Little shot saves us the trouble of chicken pox

Children can be immunised against chicken pox from the age of one. PHOTO| FILE| NATION MEDIA GROUP

It was an agonising week, most of which I spent in a daze.

The cycle would start with chills, my whole body shaking uncontrollably as the fever rose steadily to 40 degrees Celsius, and there was nothing I could do to stop it.

My whole body was on fire, my tongue so dry it stuck to my palate, my head pounded like an orchestra and the itch, oh the itch! My fingers would absolutely not obey any command from my brain and I scratched like I was demon-possessed.

They said calamine lotion would relieve it. They lied! They said piriton combined with cetirizine was the magic bullet.

They lied! Nothing worked! The only relief I would get was from standing in the freezing shower and turning into a lump of ice.

Just when I would begin to fall asleep, the warmth would wash over me under the covers and I would start to itch again.

The cycle would repeat every three hours. I had blister-like rashes all over my face and body.

NOT EVEN MY LEGS WERE SPARED

Not even my legs were spared. I had rashes on the inside of my mouth. Eating was a luxury.

They taught us (in medical school) that chicken-pox in adulthood was far worse than in childhood. They forgot to tell us it was a hellish experience.

I was concluding my paediatric rotation as an excitable, energetic intern, when I was asked to review a five-year-old in the paediatric emergency department.

Her parents brought her in with complaints of runny nose, cough and fever. She also had a fine rash on her neck.

Chickenpox was the last thing on my mind and I didn’t mind too much when she coughed in my face.

Having spent three months with children, my immunity was just great. I wasn’t moved by a minor cold.

Three days later, on a Monday morning, I turned up in the ward with huge swollen neck glands.
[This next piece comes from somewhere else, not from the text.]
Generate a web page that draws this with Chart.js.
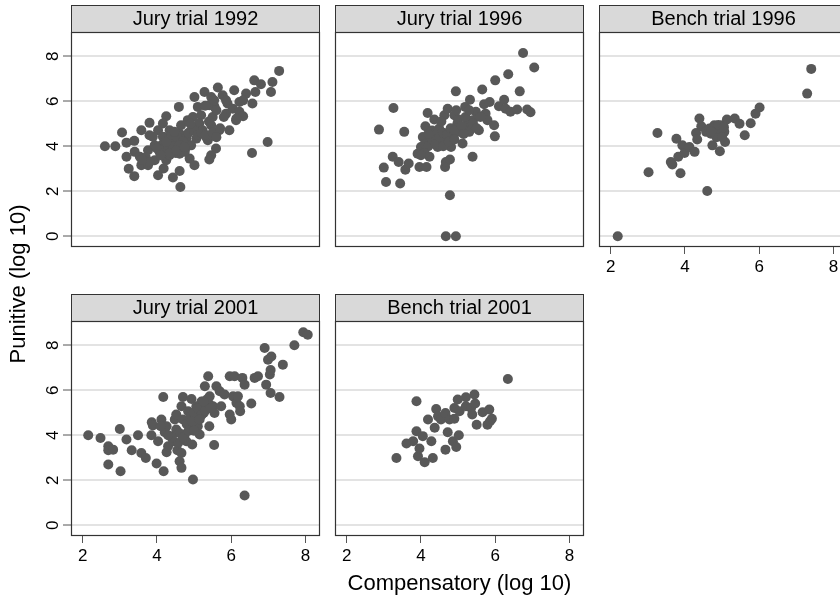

Everyone made fun of me, trying to guess the diagnosis.

The resident doctors who were pursuing their specialist training in paediatrics teased me mercilessly, saying I had gotten the kissing disease (Epstein Barr Virus infection, common in teens and passed on through kissing) after a weekend off from work.
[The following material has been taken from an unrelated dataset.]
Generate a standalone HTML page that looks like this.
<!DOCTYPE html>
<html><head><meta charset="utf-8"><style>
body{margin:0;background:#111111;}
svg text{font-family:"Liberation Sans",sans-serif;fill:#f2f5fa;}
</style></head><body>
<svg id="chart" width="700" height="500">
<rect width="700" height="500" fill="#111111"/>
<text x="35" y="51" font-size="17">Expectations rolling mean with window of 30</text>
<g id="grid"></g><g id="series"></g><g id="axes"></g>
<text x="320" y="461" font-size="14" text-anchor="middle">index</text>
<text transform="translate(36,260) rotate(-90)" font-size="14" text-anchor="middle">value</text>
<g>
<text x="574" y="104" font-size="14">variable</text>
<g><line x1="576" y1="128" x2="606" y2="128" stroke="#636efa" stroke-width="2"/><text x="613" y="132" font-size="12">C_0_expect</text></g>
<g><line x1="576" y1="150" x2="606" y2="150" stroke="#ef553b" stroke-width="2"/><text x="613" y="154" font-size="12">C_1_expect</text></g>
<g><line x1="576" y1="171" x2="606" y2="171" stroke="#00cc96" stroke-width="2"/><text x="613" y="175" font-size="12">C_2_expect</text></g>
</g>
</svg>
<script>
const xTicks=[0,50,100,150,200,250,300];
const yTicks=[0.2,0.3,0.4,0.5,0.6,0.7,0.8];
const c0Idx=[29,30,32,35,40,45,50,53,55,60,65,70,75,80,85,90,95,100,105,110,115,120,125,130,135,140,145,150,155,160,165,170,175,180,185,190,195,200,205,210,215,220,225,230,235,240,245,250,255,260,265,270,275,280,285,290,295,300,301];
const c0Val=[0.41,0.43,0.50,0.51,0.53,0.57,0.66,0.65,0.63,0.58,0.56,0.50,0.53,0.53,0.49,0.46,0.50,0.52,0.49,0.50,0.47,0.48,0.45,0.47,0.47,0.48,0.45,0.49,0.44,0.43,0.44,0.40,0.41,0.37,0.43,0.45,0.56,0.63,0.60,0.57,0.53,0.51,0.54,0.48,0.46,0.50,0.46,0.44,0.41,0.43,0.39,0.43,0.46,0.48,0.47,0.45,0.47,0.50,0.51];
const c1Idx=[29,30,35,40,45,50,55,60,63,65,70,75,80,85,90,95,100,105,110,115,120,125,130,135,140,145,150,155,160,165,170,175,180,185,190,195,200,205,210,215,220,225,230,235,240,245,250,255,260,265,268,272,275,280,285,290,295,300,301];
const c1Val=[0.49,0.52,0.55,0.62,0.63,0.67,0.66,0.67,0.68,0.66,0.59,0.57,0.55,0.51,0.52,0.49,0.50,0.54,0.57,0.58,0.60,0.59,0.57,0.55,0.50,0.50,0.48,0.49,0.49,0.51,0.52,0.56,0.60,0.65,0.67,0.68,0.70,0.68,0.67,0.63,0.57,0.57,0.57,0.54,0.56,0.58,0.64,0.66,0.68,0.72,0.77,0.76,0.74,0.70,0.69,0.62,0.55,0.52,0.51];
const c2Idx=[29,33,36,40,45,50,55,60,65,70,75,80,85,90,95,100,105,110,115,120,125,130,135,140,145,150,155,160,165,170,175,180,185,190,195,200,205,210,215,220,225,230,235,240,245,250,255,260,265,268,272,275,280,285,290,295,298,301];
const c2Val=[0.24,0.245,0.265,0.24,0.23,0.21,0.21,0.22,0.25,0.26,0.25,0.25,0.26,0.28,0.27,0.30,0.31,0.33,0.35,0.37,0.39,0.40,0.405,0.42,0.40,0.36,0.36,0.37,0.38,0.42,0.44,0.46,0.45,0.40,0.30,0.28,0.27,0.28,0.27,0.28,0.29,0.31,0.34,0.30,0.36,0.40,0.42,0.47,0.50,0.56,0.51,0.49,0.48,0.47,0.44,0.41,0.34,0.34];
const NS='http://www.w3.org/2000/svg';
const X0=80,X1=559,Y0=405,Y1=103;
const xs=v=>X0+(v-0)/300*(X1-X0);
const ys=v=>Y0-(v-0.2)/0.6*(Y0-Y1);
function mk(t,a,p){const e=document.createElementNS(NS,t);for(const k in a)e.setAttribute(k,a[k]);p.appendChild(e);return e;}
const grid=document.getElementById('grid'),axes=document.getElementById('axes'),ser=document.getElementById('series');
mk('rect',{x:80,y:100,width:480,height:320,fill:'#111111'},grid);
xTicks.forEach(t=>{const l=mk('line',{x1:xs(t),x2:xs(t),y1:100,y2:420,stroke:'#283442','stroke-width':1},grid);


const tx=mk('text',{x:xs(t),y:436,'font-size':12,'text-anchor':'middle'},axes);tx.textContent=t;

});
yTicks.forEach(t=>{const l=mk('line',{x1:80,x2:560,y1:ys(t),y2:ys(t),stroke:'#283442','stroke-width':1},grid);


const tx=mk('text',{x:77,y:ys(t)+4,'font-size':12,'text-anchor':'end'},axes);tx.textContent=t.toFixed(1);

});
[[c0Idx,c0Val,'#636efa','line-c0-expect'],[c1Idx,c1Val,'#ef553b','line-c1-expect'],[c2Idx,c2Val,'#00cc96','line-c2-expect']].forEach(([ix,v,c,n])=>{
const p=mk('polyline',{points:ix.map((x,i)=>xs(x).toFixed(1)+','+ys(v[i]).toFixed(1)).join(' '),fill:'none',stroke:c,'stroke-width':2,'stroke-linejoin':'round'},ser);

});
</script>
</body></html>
It made for a good laugh around the wards.

However, Tuesday morning brought the jokes to an end. I had woken up a little late and rushed through my morning preparations before work.

I never quite looked in the mirror.

MORTIFIED

When I got to work, everyone who saw me took a step back and asked what was wrong with my face. I looked in a mirror and the horror dawned on me. I had chickenpox at 26 years. I was mortified.
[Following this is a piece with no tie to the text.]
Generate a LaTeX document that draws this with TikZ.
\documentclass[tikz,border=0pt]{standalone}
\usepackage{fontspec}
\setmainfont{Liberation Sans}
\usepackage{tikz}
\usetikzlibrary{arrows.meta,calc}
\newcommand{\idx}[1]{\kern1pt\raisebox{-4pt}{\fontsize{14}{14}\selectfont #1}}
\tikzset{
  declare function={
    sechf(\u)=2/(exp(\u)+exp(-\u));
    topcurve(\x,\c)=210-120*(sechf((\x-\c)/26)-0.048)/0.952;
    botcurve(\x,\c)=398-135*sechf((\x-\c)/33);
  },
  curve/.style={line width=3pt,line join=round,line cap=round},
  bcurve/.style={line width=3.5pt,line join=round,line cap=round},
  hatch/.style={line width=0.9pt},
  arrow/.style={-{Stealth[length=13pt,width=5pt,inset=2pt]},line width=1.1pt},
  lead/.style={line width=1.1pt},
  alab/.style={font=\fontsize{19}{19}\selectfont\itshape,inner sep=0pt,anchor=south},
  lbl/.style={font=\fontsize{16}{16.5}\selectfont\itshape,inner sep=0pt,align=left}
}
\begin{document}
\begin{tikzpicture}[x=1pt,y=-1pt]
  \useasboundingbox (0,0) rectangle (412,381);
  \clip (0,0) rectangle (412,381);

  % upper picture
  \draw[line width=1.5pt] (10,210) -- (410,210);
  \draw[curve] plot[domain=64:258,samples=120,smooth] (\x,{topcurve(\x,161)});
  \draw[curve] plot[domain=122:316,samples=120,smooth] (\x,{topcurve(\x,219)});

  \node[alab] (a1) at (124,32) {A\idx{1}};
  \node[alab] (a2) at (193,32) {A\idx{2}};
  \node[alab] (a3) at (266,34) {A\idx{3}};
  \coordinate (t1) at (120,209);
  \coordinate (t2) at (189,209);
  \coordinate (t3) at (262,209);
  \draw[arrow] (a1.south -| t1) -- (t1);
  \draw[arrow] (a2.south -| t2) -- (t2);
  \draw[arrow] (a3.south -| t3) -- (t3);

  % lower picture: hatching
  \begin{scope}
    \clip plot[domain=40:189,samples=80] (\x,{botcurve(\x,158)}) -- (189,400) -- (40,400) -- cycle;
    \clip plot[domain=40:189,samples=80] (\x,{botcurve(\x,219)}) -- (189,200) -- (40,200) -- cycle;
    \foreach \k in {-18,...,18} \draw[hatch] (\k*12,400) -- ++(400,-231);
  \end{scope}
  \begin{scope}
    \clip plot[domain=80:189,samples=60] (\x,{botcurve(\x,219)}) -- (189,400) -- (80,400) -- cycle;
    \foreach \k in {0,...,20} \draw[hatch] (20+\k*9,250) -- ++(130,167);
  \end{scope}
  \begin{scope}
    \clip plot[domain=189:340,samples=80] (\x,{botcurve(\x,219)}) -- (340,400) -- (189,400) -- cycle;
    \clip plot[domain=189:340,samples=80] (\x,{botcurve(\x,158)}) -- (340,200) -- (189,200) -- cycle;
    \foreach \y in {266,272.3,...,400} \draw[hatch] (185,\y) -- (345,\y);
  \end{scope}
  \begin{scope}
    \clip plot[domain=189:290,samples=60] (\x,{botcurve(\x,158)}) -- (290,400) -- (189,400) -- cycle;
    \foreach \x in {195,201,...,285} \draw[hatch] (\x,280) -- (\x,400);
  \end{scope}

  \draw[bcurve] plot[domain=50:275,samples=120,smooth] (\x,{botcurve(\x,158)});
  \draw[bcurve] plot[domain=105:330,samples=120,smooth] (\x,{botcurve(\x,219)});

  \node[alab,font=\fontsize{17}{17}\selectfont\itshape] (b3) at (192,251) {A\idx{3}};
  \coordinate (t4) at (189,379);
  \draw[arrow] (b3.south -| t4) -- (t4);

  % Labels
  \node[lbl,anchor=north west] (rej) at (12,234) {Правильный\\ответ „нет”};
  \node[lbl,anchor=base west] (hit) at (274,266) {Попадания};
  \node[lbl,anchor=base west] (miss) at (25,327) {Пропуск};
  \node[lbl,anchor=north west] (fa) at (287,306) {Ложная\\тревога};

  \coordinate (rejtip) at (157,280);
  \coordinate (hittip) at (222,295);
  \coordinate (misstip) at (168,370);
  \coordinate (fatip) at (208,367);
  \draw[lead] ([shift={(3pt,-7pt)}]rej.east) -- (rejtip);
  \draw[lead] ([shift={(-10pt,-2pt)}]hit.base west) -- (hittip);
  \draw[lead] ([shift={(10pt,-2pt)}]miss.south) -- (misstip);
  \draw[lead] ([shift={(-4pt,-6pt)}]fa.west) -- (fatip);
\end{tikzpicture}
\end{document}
I put on a face mask so as not to infect anyone and waited for the rounds to begin. It was one of the two days in a week when we had a major round, with all the consultant paediatricians in attendance.

The head of the ward asked about my mask and when I mentioned the chickenpox, she threw me out of the wards by giving me an immediate sick-off. I went home dejected.

It was 2007 and the country was experiencing a wave of chicken pox after years of absence.

Many younger doctors had never even seen an actual case of chickenpox.

I vividly remembered the cough from my little patient and wondered how I had not thought of chickenpox.

I had to stay away from the wards so as not to endanger my patients, especially the young ones on chemotherapy for cancer, as their immunity could not handle it.

It was a rough outbreak. I survived it, but I know several adults who did not make it through.

It was a year when HIV was seriously beating us and many of our patients were not yet on antiretroviral treatment. Chickenpox felled them like a bad tsunami. Babies with HIV died in our wards and we were helpless to stop it.

I couldn’t help remembering how I had escaped a chickenpox attack when I was 10.

We had a new classmate who had just emigrated from Punjab. His whole family got chickenpox soon after arrival and they spread it around the school. All my classmates went down except two of us.

I always thought that maybe I had already suffered it and my mum had forgotten about it. Now I really wished I had gone down with my classmates.

MINIMAL DAMAGE

Childhood chickenpox fades away in a few days, leaving minimal damage.

However, in adults and the immunosuppressed, it can deal a heavy blow. It can lead to inflammation of the brain, deadly pneumonia, and death.

In early pregnancy, it can cause severe abnormalities in the newborn, while in late pregnancy, it can pass onto the newborn, causing complicated infection and neonatal death.

For several weeks, I wore my spots with pride. They faded over time but they served to remind me that some were not as lucky as I was.

I no longer worry about catching the infection as it is a once-in-a-lifetime ordeal, but I do know that immunosuppressed patients can develop shingles from a previous infection.

This is when the inactive virus sitting in the nerve roots becomes active and causes severe inflammation on the skin.

The rash is unique in that it only appears on the area supplied by the affected nerve. It blisters and eventually breaks down like a burn, and it is extremely painful.

Thankfully, since 1995, we have been able to prevent chickenpox by vaccinating all those who have never had the disease.

Children are vaccinated from the age of one. Women planning to get pregnant are advised to get the vaccine to protect themselves and their newborn.

The little shot, is well worth having. It saves us a pile of trouble!